DATA EXCERPTS:
[start]
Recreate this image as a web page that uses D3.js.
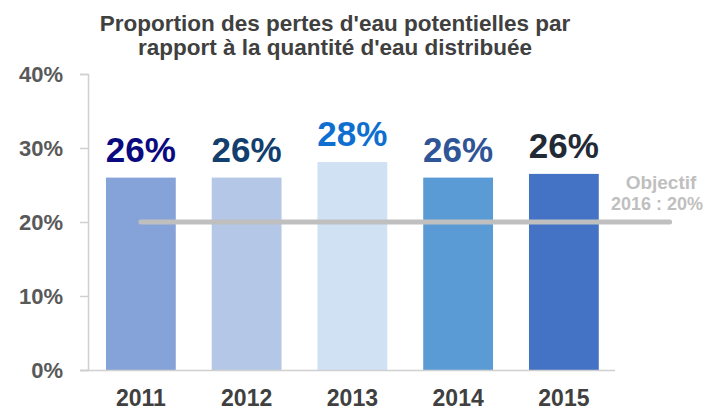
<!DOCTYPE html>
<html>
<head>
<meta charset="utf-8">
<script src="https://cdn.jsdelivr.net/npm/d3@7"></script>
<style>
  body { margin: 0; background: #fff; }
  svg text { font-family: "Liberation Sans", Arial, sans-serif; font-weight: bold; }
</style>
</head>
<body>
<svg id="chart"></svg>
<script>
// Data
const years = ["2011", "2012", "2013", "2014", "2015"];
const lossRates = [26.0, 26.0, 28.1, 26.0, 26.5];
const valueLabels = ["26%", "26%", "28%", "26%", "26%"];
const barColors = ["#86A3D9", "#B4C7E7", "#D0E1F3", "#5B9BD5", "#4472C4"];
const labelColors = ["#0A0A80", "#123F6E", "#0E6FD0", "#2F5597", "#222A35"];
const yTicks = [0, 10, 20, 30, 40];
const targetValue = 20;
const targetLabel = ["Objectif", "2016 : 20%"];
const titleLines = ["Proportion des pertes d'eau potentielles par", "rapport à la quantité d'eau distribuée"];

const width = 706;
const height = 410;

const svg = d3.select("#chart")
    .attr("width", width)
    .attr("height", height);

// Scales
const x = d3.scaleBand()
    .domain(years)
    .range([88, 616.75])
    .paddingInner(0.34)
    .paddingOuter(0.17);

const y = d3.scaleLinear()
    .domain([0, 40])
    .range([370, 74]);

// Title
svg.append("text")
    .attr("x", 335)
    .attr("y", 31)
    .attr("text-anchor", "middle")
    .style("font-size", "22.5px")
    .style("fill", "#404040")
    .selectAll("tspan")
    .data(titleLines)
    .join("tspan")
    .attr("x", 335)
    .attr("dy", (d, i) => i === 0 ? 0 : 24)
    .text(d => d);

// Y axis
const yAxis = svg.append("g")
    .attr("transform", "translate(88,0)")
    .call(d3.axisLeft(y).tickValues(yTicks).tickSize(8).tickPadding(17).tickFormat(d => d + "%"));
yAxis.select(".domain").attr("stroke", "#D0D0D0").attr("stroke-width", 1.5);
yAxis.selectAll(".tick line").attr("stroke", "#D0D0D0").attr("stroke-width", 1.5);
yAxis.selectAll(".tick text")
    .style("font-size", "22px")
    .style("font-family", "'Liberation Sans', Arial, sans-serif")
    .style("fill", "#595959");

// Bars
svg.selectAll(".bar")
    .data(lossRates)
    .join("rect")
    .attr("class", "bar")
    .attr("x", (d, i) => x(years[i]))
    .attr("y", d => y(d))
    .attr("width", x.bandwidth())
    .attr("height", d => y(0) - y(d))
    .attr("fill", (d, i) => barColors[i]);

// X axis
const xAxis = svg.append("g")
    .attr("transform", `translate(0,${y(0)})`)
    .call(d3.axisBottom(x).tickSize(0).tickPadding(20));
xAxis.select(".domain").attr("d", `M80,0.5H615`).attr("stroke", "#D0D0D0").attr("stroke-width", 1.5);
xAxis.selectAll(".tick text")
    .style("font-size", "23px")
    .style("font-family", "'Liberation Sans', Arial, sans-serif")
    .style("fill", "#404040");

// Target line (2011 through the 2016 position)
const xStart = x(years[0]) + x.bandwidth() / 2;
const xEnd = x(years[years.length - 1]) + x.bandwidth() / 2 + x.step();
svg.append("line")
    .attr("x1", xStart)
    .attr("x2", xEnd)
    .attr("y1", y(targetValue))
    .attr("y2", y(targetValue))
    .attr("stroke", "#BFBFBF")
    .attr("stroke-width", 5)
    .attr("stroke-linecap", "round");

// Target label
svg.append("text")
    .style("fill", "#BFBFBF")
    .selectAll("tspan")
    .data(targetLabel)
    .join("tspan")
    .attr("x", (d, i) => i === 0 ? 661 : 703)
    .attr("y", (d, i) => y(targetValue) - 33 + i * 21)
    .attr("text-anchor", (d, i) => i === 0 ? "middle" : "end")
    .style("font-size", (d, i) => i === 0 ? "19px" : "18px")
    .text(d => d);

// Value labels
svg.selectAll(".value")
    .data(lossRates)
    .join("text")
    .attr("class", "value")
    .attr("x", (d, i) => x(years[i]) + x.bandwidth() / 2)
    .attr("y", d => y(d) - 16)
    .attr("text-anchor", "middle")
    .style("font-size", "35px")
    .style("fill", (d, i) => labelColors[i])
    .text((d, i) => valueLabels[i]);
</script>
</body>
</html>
[end]
[start]
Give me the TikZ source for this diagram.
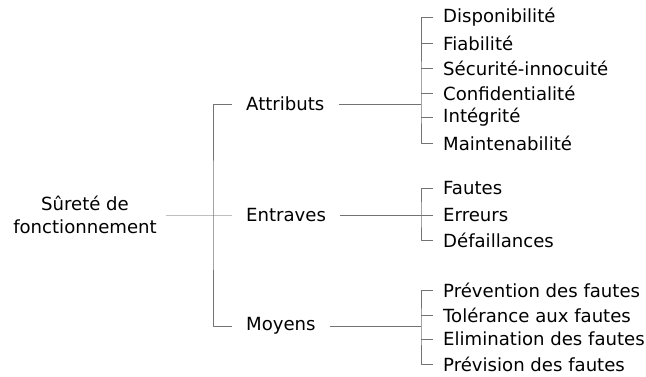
[end]
PROBLEM DETAILS:
Look through the data above. Each line containing the word "this" needs to be copied.

RESPONSE:
Recreate this image as a web page that uses D3.js.
Give me the TikZ source for this diagram.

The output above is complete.